▶ **DATASET CONTENT**:
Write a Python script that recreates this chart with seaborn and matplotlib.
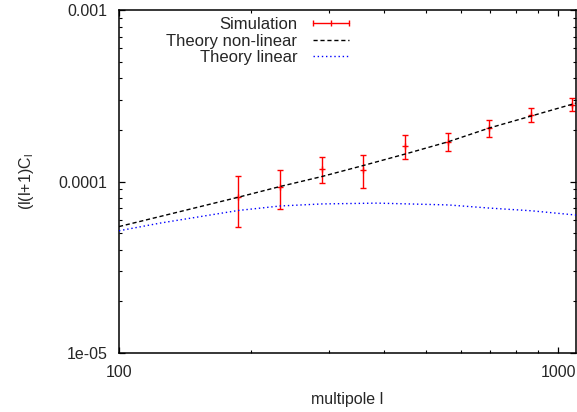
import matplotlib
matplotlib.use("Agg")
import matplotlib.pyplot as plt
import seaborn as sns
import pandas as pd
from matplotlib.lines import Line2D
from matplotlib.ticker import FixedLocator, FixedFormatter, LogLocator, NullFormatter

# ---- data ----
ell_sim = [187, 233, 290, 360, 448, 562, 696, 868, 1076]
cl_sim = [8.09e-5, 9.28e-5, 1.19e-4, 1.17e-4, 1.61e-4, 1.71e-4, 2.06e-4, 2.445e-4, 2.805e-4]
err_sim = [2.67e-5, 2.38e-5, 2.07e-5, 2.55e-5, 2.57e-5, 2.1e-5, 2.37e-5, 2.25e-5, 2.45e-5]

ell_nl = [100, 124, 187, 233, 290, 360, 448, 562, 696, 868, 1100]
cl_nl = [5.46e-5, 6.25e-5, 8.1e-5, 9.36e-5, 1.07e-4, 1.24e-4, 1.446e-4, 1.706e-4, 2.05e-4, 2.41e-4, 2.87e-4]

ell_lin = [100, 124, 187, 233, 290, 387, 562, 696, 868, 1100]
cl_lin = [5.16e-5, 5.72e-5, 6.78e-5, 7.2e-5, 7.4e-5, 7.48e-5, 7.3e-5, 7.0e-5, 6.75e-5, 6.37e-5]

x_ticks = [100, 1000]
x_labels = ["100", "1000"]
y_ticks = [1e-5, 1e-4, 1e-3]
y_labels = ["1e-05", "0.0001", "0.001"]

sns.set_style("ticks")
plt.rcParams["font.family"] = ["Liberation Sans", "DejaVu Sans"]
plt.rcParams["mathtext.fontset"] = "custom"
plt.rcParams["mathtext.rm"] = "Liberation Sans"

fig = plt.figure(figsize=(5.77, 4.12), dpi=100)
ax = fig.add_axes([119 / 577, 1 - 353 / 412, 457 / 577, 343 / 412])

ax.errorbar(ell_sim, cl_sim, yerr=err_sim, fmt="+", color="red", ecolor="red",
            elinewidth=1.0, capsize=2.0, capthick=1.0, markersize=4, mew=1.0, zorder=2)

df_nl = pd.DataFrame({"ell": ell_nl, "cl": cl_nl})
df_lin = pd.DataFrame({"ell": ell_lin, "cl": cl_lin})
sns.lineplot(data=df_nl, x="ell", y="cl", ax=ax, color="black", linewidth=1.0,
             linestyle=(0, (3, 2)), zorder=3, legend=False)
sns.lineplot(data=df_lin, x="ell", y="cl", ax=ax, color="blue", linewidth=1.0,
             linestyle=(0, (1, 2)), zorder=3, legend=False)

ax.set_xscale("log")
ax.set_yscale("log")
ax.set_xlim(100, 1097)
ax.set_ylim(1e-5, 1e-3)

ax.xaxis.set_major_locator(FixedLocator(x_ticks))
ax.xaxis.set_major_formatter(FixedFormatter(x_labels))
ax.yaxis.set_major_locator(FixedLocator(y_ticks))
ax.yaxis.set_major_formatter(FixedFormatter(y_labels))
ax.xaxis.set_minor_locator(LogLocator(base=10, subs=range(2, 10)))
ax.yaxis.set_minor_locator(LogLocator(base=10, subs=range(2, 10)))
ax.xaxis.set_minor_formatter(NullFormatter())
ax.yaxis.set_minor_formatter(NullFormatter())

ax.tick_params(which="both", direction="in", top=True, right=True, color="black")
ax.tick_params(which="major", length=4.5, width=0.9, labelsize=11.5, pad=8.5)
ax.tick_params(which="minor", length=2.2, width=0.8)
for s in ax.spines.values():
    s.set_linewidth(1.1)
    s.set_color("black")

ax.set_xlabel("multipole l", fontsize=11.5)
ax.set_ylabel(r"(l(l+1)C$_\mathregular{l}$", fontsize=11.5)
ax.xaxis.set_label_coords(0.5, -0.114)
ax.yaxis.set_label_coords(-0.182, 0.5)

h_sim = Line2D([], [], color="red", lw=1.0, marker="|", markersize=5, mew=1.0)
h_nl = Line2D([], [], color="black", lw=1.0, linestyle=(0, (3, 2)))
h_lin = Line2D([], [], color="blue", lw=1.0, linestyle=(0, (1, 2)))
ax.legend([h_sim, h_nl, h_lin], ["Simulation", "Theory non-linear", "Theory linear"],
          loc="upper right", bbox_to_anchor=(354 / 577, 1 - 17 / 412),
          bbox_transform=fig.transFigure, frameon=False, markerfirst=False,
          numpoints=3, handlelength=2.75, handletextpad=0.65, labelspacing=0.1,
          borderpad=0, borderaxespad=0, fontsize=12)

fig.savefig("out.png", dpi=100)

▶ **THE REQUEST**: Transcribe the full listing above exactly, with the images removed.

▶ **EXERCISE SOLUTION**:
Write a Python script that recreates this chart with seaborn and matplotlib.
import matplotlib
matplotlib.use("Agg")
import matplotlib.pyplot as plt
import seaborn as sns
import pandas as pd
from matplotlib.lines import Line2D
from matplotlib.ticker import FixedLocator, FixedFormatter, LogLocator, NullFormatter

# ---- data ----
ell_sim = [187, 233, 290, 360, 448, 562, 696, 868, 1076]
cl_sim = [8.09e-5, 9.28e-5, 1.19e-4, 1.17e-4, 1.61e-4, 1.71e-4, 2.06e-4, 2.445e-4, 2.805e-4]
err_sim = [2.67e-5, 2.38e-5, 2.07e-5, 2.55e-5, 2.57e-5, 2.1e-5, 2.37e-5, 2.25e-5, 2.45e-5]

ell_nl = [100, 124, 187, 233, 290, 360, 448, 562, 696, 868, 1100]
cl_nl = [5.46e-5, 6.25e-5, 8.1e-5, 9.36e-5, 1.07e-4, 1.24e-4, 1.446e-4, 1.706e-4, 2.05e-4, 2.41e-4, 2.87e-4]

ell_lin = [100, 124, 187, 233, 290, 387, 562, 696, 868, 1100]
cl_lin = [5.16e-5, 5.72e-5, 6.78e-5, 7.2e-5, 7.4e-5, 7.48e-5, 7.3e-5, 7.0e-5, 6.75e-5, 6.37e-5]

x_ticks = [100, 1000]
x_labels = ["100", "1000"]
y_ticks = [1e-5, 1e-4, 1e-3]
y_labels = ["1e-05", "0.0001", "0.001"]

sns.set_style("ticks")
plt.rcParams["font.family"] = ["Liberation Sans", "DejaVu Sans"]
plt.rcParams["mathtext.fontset"] = "custom"
plt.rcParams["mathtext.rm"] = "Liberation Sans"

fig = plt.figure(figsize=(5.77, 4.12), dpi=100)
ax = fig.add_axes([119 / 577, 1 - 353 / 412, 457 / 577, 343 / 412])

ax.errorbar(ell_sim, cl_sim, yerr=err_sim, fmt="+", color="red", ecolor="red",
            elinewidth=1.0, capsize=2.0, capthick=1.0, markersize=4, mew=1.0, zorder=2)

df_nl = pd.DataFrame({"ell": ell_nl, "cl": cl_nl})
df_lin = pd.DataFrame({"ell": ell_lin, "cl": cl_lin})
sns.lineplot(data=df_nl, x="ell", y="cl", ax=ax, color="black", linewidth=1.0,
             linestyle=(0, (3, 2)), zorder=3, legend=False)
sns.lineplot(data=df_lin, x="ell", y="cl", ax=ax, color="blue", linewidth=1.0,
             linestyle=(0, (1, 2)), zorder=3, legend=False)

ax.set_xscale("log")
ax.set_yscale("log")
ax.set_xlim(100, 1097)
ax.set_ylim(1e-5, 1e-3)

ax.xaxis.set_major_locator(FixedLocator(x_ticks))
ax.xaxis.set_major_formatter(FixedFormatter(x_labels))
ax.yaxis.set_major_locator(FixedLocator(y_ticks))
ax.yaxis.set_major_formatter(FixedFormatter(y_labels))
ax.xaxis.set_minor_locator(LogLocator(base=10, subs=range(2, 10)))
ax.yaxis.set_minor_locator(LogLocator(base=10, subs=range(2, 10)))
ax.xaxis.set_minor_formatter(NullFormatter())
ax.yaxis.set_minor_formatter(NullFormatter())

ax.tick_params(which="both", direction="in", top=True, right=True, color="black")
ax.tick_params(which="major", length=4.5, width=0.9, labelsize=11.5, pad=8.5)
ax.tick_params(which="minor", length=2.2, width=0.8)
for s in ax.spines.values():
    s.set_linewidth(1.1)
    s.set_color("black")

ax.set_xlabel("multipole l", fontsize=11.5)
ax.set_ylabel(r"(l(l+1)C$_\mathregular{l}$", fontsize=11.5)
ax.xaxis.set_label_coords(0.5, -0.114)
ax.yaxis.set_label_coords(-0.182, 0.5)

h_sim = Line2D([], [], color="red", lw=1.0, marker="|", markersize=5, mew=1.0)
h_nl = Line2D([], [], color="black", lw=1.0, linestyle=(0, (3, 2)))
h_lin = Line2D([], [], color="blue", lw=1.0, linestyle=(0, (1, 2)))
ax.legend([h_sim, h_nl, h_lin], ["Simulation", "Theory non-linear", "Theory linear"],
          loc="upper right", bbox_to_anchor=(354 / 577, 1 - 17 / 412),
          bbox_transform=fig.transFigure, frameon=False, markerfirst=False,
          numpoints=3, handlelength=2.75, handletextpad=0.65, labelspacing=0.1,
          borderpad=0, borderaxespad=0, fontsize=12)

fig.savefig("out.png", dpi=100)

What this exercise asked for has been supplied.